Is there a free text editor for Mac where you can load the keyword export file and edit to add names, etc and fix the Hierarchy? It needs to be able to save as a UTF-8 file and shown hidden characters.
BBEdit is my text editor of choice, it has a free mode.
How do i delete a parent keyword without deleting all the attached child keywords, many of my images are showing the parent keyword as a keyword in various images, in collection and folder, want to remove this parent keyword from all the photos, but if i select delete of this parent keyword it says it will deleete all child keywords also, may there is a way to convert a perent keyword to a child one help please
Hi: I have found a work-around for this type of situation. First, I would rename the child keyword that you want to retain by adding another symbol; i.e. Cat would the changed to Cat1. Then, create a Cat keyword outside of the previous Parent Keyword location. This should result in a Cat keyword residing in the location with ‘no’ actual images being associated with it.
Then, go back to the Cat1 keyword and click the arrow to the right of the Cat1 to perform a search of images. This should display all the images that have the changed keyword, Cat1. You will also see that within your Cat1 keyword tree, there is a ‘check-mark’ associated with them.
Now, find the new Cat keyword in the keyword ‘tree’ that you created and place a ‘check-mark’ in this location. This will assign the new Cat keyword to the same images that also have the Cat1 keyword already assigned.

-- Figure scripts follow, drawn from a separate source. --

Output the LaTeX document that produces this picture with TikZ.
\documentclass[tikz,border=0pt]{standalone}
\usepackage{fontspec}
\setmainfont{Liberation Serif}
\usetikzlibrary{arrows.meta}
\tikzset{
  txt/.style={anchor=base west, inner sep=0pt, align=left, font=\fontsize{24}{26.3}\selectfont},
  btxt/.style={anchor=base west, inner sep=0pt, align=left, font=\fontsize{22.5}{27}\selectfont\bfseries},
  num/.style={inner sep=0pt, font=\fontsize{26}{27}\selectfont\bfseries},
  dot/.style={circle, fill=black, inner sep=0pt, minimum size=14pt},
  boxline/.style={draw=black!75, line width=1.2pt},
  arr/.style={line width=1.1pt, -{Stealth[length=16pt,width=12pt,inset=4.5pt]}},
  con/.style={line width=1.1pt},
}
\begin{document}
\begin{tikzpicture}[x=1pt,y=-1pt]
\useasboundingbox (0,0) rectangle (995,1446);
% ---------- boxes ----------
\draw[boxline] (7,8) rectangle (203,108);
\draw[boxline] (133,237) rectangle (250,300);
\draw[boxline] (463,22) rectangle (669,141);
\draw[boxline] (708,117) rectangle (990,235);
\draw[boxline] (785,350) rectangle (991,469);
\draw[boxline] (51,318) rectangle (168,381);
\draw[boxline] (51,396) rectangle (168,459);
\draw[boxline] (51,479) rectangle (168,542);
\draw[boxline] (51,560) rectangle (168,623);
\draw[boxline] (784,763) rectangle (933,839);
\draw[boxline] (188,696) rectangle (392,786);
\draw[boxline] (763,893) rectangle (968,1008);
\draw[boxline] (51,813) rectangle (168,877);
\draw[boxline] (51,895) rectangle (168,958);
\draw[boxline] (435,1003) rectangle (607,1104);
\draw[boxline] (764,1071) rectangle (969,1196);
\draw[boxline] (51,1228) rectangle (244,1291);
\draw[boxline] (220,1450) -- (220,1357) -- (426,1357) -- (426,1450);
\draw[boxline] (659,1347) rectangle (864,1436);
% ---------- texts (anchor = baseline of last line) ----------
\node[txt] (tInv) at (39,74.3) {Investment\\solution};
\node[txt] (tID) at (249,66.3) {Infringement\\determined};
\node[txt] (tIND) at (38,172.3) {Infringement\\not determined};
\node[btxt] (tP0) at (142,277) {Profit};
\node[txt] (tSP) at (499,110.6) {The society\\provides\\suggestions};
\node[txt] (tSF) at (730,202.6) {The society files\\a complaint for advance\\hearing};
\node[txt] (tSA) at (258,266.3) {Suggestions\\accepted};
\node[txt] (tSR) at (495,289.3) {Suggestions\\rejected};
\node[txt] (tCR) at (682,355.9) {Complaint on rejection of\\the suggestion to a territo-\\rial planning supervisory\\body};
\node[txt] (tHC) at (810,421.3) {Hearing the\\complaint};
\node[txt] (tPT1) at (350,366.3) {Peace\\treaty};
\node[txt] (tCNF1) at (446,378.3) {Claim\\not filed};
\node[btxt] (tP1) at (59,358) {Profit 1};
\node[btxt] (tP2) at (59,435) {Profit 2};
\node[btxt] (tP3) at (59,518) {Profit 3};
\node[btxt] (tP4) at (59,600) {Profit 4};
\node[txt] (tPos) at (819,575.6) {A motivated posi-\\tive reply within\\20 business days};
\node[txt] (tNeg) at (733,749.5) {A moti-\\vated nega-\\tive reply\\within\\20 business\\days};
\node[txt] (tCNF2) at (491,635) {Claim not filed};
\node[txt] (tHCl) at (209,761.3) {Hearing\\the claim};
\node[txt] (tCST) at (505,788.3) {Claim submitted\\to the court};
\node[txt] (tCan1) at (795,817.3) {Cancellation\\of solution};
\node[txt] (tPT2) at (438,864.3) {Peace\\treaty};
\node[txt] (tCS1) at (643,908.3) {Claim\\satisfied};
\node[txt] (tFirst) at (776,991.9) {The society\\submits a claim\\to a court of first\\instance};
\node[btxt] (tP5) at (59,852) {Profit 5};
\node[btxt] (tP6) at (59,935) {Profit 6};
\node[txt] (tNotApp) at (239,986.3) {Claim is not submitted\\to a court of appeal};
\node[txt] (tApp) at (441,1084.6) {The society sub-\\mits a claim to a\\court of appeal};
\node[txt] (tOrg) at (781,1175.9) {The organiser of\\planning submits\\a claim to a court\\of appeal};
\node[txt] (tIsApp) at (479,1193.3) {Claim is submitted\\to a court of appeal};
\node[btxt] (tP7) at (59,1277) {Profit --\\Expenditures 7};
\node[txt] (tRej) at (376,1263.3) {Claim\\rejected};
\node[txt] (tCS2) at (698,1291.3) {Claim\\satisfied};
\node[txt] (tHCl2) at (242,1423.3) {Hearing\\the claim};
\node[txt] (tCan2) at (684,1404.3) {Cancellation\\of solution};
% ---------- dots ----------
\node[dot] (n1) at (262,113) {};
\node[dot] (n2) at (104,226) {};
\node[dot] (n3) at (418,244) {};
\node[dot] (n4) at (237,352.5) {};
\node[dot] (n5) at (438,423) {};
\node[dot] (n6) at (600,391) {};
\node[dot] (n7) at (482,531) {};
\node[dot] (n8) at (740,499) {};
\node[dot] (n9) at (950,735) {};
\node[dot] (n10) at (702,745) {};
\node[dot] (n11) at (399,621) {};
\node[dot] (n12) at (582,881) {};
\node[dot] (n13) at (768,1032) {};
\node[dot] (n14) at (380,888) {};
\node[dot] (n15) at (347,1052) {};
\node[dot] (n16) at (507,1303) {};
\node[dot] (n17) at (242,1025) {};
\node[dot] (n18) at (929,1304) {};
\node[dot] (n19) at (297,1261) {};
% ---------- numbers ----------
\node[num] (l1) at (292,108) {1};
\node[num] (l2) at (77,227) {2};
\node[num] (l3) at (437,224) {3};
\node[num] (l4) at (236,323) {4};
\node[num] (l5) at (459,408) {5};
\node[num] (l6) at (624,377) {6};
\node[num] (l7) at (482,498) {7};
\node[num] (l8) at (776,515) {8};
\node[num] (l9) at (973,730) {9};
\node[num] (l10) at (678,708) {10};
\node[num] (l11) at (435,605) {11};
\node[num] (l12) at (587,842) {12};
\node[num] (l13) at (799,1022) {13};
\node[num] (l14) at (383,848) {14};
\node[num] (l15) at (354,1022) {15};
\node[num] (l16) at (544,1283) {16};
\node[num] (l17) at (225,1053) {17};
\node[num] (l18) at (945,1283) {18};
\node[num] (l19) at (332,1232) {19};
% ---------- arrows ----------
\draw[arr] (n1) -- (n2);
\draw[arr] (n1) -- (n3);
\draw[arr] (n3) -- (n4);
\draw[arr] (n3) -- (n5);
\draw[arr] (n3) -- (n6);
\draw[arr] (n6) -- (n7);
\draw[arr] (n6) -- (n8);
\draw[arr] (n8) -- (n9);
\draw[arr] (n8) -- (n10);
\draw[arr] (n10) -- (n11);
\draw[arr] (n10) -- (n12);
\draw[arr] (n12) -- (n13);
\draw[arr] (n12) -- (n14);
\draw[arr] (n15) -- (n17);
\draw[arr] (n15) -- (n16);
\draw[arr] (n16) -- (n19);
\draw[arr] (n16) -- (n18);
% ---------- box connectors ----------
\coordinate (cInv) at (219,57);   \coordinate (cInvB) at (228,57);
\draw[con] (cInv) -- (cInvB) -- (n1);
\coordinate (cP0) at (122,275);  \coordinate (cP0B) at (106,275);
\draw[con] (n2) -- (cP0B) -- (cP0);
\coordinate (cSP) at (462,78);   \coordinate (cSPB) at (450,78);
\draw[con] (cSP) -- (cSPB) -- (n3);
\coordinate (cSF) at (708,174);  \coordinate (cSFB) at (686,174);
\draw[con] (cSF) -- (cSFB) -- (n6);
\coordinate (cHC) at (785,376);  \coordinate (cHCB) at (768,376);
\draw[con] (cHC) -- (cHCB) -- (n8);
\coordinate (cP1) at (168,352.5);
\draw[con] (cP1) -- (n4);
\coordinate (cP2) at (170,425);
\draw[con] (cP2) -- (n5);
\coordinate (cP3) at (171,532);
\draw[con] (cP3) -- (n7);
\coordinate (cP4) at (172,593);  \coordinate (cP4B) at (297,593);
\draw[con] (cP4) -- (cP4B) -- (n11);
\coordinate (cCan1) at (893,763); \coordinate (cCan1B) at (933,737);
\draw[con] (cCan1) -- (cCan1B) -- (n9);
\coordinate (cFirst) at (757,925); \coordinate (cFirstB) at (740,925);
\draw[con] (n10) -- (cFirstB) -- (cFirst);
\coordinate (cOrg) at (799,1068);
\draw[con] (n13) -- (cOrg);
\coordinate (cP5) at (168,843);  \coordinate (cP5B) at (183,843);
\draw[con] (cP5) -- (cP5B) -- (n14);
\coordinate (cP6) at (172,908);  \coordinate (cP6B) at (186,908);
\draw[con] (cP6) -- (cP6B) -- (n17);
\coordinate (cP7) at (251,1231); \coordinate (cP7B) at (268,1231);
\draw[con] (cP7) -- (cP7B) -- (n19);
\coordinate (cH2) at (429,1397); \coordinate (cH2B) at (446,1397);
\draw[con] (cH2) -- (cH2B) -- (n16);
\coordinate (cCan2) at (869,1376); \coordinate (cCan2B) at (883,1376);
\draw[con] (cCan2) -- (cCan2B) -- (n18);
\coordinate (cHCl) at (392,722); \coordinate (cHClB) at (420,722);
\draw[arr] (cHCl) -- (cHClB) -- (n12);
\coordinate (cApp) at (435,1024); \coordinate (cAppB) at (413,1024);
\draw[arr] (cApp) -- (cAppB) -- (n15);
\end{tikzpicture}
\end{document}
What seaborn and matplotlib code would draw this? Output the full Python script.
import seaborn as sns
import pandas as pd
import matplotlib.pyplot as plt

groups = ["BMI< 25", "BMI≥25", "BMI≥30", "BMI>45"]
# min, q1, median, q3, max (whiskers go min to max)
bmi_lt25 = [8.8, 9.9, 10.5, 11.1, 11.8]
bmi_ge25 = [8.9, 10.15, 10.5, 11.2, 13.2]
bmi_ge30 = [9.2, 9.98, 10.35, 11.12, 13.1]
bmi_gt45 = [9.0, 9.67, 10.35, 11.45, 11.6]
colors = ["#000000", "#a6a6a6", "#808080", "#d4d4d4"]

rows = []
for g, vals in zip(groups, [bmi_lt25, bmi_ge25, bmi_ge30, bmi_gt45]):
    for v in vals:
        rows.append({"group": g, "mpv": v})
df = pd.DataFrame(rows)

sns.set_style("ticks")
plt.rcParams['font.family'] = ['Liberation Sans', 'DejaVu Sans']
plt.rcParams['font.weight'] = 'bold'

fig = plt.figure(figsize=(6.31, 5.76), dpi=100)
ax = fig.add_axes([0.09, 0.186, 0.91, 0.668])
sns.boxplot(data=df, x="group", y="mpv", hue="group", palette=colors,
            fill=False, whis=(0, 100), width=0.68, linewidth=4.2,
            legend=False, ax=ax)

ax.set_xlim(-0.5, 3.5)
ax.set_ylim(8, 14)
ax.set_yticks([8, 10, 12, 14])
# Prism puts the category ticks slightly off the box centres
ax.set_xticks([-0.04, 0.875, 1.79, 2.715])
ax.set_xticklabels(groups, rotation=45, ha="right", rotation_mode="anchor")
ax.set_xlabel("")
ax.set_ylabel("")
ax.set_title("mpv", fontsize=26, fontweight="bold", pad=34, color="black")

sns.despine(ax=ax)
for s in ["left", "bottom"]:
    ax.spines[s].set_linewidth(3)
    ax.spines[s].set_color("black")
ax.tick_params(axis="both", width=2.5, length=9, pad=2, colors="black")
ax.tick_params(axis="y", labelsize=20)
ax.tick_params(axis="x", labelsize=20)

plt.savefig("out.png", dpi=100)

Finally, with the same image selected go back to the location on the key-word tree that displays the Cat1 keyword and remove the ‘check-mark’. This effectively removes the ‘Cat1’ keyword and should leave you with 0 images with Cat1 associated with it. At this point, right click the Cat1 keyword to delete it. You are now done.
Here is a great reference link by You Tube creator Wayne Fox. It is very helpful.
https://www.youtube.com/watch?v=bte9pxjfWZ8
I hope this helps!
I have been having the exact same issue as Steve Chasey above, posted
MAY 5, 2017 AT 9:34 AM
However, with the new LR classic 12 version I can’t even move one keyword onto another without the entire list above getting highlighted.